AI coding assistants are making experienced developers more productive. Early-career developers? Not so much.
That's the finding from a rigorous study published in Science this week, and it has profound implications for how AI might reshape not just software development, but career ladders across knowledge work.
What the research found
The researchers tracked thousands of professional software developers before and after they adopted AI coding tools. They measured productivity, code quality, and - crucially - whether developers expanded into new domains of software development.
Senior developers showed clear gains. They completed tasks faster, maintained code quality, and more readily ventured into areas of development outside their primary expertise. The AI effectively lowered the barrier to trying new things.
Junior developers showed no significant benefits.
Not slower gains. Not smaller improvements. No measurable benefit at all.
Why the gap?
This makes intuitive sense if you think about what AI coding assistants actually do. They're autocomplete on steroids - pattern-matching systems trained on vast amounts of existing code. They're excellent at generating syntactically correct code for common patterns.
But here's the thing: experienced developers already know the patterns. What takes them time isn't remembering syntax or looking up API documentation - it's architectural decisions, understanding trade-offs, debugging edge cases, and maintaining systems over time.
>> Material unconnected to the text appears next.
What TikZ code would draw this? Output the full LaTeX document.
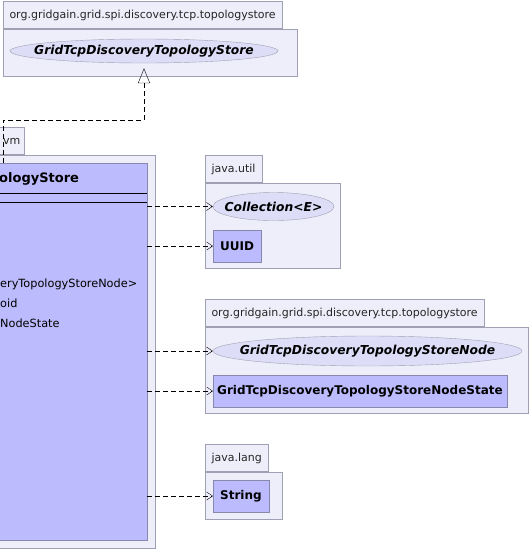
\documentclass[tikz,border=0pt]{standalone}
\usepackage{fontspec}
\setmainfont{DejaVu Sans}
\usetikzlibrary{positioning}
\usetikzlibrary{shapes.geometric}
\usetikzlibrary{arrows.meta}
\definecolor{pkgfill}{HTML}{EEEEFA}
\definecolor{pkgline}{HTML}{A0A0B4}
\definecolor{clsfill}{HTML}{BBBBFE}
\definecolor{clsline}{HTML}{8888AC}
\definecolor{ifcfill}{HTML}{DDDDF8}
\tikzstyle{pkgbody}=[draw=pkgline, fill=pkgfill, rectangle, inner sep=0pt]
\tikzstyle{pkgtab}=[draw=pkgline, fill=pkgfill, rectangle, anchor=south west, inner xsep=6.5pt, minimum height=27pt, font=\fontsize{11}{13}\selectfont, text=black!85]
\tikzstyle{iface}=[draw=pkgline, fill=ifcfill, ellipse, inner sep=0pt]
\tikzstyle{ifacename}=[inner sep=0pt, font=\fontsize{12.3}{14}\selectfont\bfseries\itshape]
\tikzstyle{cls}=[draw=clsline, fill=clsfill, rectangle, anchor=west, inner xsep=7pt, minimum height=32pt, font=\fontsize{12}{14}\selectfont\bfseries]
\tikzstyle{dep}=[dash pattern=on 5pt off 3pt, -{Straight Barb[length=6pt, width=8pt]}]
\tikzstyle{realize}=[dash pattern=on 5pt off 3pt, -{Triangle[open, length=15pt, width=12pt]}]

\begin{document}
\begin{tikzpicture}[x=1pt, y=-1pt]
    \useasboundingbox (0,0) rectangle (530,550);
    % topologystore package (top)
    \node[pkgbody, minimum width=294pt, minimum height=47pt] (top) at (150,52.5) {};
    \node[pkgtab] (toptab) at (top.north west) {org.gridgain.grid.spi.discovery.tcp.topologystore};
    \node[iface, minimum width=268pt, minimum height=24pt,
        label={[ifacename]center:GridTcpDiscoveryTopologyStore}] (store) at (144,51) {};
    % vm package
    \node[pkgbody, minimum width=156pt, minimum height=393pt] (vm) at (77,351.5) {};
    \node[pkgtab, inner xsep=4pt] (vmtab) at (vm.north west) {vm};
    \node[draw=clsline, fill=clsfill, rectangle, minimum width=148pt, minimum height=377pt] (main) at (73,351.5) {};
    \draw (main.west |- 0,193) -- (main.east |- 0,193);
    \draw (main.west |- 0,202) -- (main.east |- 0,202);
    \node[anchor=base west, inner sep=0pt, font=\fontsize{13}{15}\selectfont\bfseries] (mainname) at (-1,182) {ologyStore};
    \node[anchor=base west, inner sep=0pt, font=\fontsize{11.3}{13}\selectfont] (attr1) at (0,287) {eryTopologyStoreNode>};
    \node[anchor=base west, inner sep=0pt, font=\fontsize{11.3}{13}\selectfont] (attr2) at (0,307) {oid};
    \node[anchor=base west, inner sep=0pt, font=\fontsize{11.3}{13}\selectfont] (attr3) at (0,327) {NodeState};
    % java.util package
    \node[pkgbody, minimum width=135pt, minimum height=85pt] (util) at (272.5,225.5) {};
    \node[pkgtab] (utiltab) at (util.north west) {java.util};
    \node[iface, minimum width=121pt, minimum height=28pt,
        label={[ifacename]center:Collection<E>}] (coll) at (273.5,206.5) {};
    \node[cls] (uuid) at (213,246) {UUID};
    % topologystore package (nodes)
    \node[pkgbody, minimum width=323pt, minimum height=86pt] (nodes) at (366.5,370) {};
    \node[pkgtab] (nodestab) at (nodes.north west) {org.gridgain.grid.spi.discovery.tcp.topologystore};
    \node[iface, minimum width=309pt, minimum height=30pt,
        label={[ifacename]center:GridTcpDiscoveryTopologyStoreNode}] (node) at (367.5,351) {};
    \node[cls, inner xsep=4pt] (state) at (213,391) {GridTcpDiscoveryTopologyStoreNodeState};
    % java.lang package
    \node[pkgbody, minimum width=77pt, minimum height=47pt] (lang) at (243.5,495.5) {};
    \node[pkgtab] (langtab) at (lang.north west) {java.lang};
    \node[cls] (str) at (213,496) {String};
    % dependencies
    \draw[dep] (main.east |- coll.west) -- (coll.west);
    \draw[dep] (main.east |- uuid.west) -- (uuid.west);
    \draw[dep] (main.east |- node.west) -- (node.west);
    \draw[dep] (main.east |- state.west) -- (state.west);
    \draw[dep] (main.east |- str.west) -- (str.west);
    % realization
    \coordinate (bend) at (3,120);
    \draw[realize, shorten >=5pt] (bend |- main.north) -- (bend) -| (store.south);
\end{tikzpicture}
\end{document}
AI can speed up the mechanical parts while senior developers handle the judgment calls.
Junior developers, on the other hand, are still learning what good patterns look like. They need to understand why code is structured a certain way, not just that it works. AI-generated code can actually obscure the learning process - it gives you an answer without showing the reasoning.
It's like trying to learn mathematics with a calculator that shows you the answer but not the steps.